Clunk Fest
Last week while preparing dinner, I texted briefly with an autoharp friend. (I’d just bought a smartphone and now understand how addicting texting is, now that I don’t have to press the ABC button three times to get C. Promise me you won’t text and drive. But, I digress.)
At one point during our text marathon, she said this:
“I wanted so badly to play ‘The Lovers’ Waltz’ [by Molly Mason and Jay Ungar, Jay being of “Ashokan Farewell” fame]. I can read music so I sang it, but I wanted to play it!… “>[My husband] got out his guitar. We played together some….”
>Her next text stopped me in my tracks:
“For me, it was a clunk-fest. But I was happy.”
My first thought when I read this was: I don’t get it. Why would anyone be happy clunking their way through a tune?
Musically speaking, I want everything I play and/or hear to sound good and nourish my soul. That’s my fault as an Applied Music Junkie. Oh, all right, I’ll admit that sometimes I leave The Musicality Zone to impersonate the musical saw: It’s the only time I get to sing out of tune legitimately, sliding my voice all over the place with wacky vibrato (the result would be more true to form if I could circular-breathe!). In real life, however, every sound I produce needs to head somewhere meaningfully or making music isn’t fun for me. (Considering the musical saw, however, I guess “fun” is a relative term.)
While I wasn’t thrilled about my autoharp friend being happy at Clunk Fest, I decided to do the only responsible thing I could think of: I slept on her statement. For a few nights, in fact. And here is what I decided:
I attend Clunk Fests regularly (yes, me!), because I have to start somewhere every time I learn something new, music or otherwise. (Don’t we all?)
The most blatant, musical Clunk Fest I can think of occurred in 1991 when I began to play chord-and-release (C&R) on a diatonic autoharp. My really sloppy, five-note scale, played ad nauseum, sounded excruciating, but I was developing a new skill that was gong to take some time. About four days later, clunk significantly reduced, and I was playing tunes that my friends could also recognize.
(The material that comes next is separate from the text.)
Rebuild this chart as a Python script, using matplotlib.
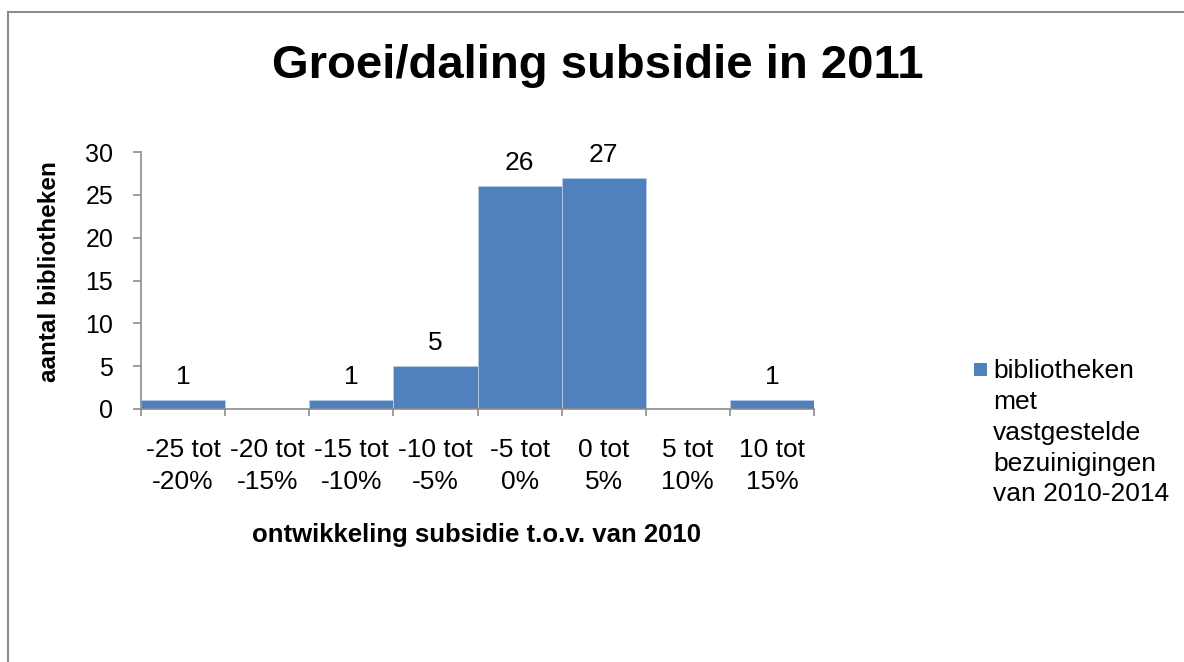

Now, 25 years later, C&R is easy, although I will still stop to ponder a finicky chord or fingering, or something within a tune arrangement that doesn’t quite fit.
On the hammered dulcimer, every time I learn a new and difficult piece, clunk! Take the “Courante” from Bach’s Cello Suite No. 1 in G major: there is no time for immediate musicality when learning this challenging, all-over-the-dulcimer piece until I know where the hammers are heading. Then I can polish up the phrasing and a spectacular, musical result. (You all should hear me practice to appreciate my bloopers during early learning stages. No, don’t! You’ll be happier with a boring audio book.)
I attend Clunk Fest for non-musical endeavors, too. Here’s a good one: In September 2009, I knitted my first pullover sweater without a pattern and without sewing in the sleeves. Had I known more about gauge in particular, the yarn wouldn’t now be fraying at the edges, but I had to knit that sweater in order to ensure that the next one (actually, the next several) would be better yet. With the help of a couple good resource books, it’s happened. (I also found out that my biggest obstacle to knitting a sweater was, of all things, the published pattern.)
If we all need a Clunk Fest every now and then, what’s the problem? Staying there. I know some folks who do this, including those who know they clunk yet refuse to do something about it. (I understand how difficult change can be, but wouldn’t they rather use a coping mechanism that will serve them well?) Happily, a lot that goes into making music well comes under The Science of Music, which can be taught. (I do it all the time.) When we consider the ambassadorship that comes with spreading the joy of little-known stringed instruments with the world, we need to play as well as we can to encourage everyone to listen to us again.
In my music-teaching practice, I assume that students want to master their object of mass vibration (otherwise, why would they want lessons?), and that they believe I can help them achieve the stellar playing they yearn for and have been unable to cultivate on their own. Once they discover that I am taking them well beyond “right notes” (because that is usually all they aspire to), they realize that making their instruments sound good is available to them, wherever they are in their playing experience, not just to a talented, intuitive few. I am happy when my students are happy, because their playing sounds beautiful (even their mistakes!) with solid rhythm that enables them to play at home alone for their own amazement as well as hold their own in a jam session without blowing the group up.
(By the way, if I got a dollar for every time a hammered dulcimer player watched where my hammers struck when I asked them instead to watch how I move while playing for the best in musicality, I’d be a wealthy woman. No musical information is obtainable from watching the hammers strike.)
So for now I will honor my friend’s fulfilled dream to play a tune she loves that is well outside her skill level. Her autoharping may be a Clunk Fest at the moment, but she has to be there, and it’s right on track. Hopefully, the more she plays that tune, the more she will desire to also make those right notes sing. (That power lives within her–and all of us–not within the instrument.) When that time comes, I will be here to help her make that happen.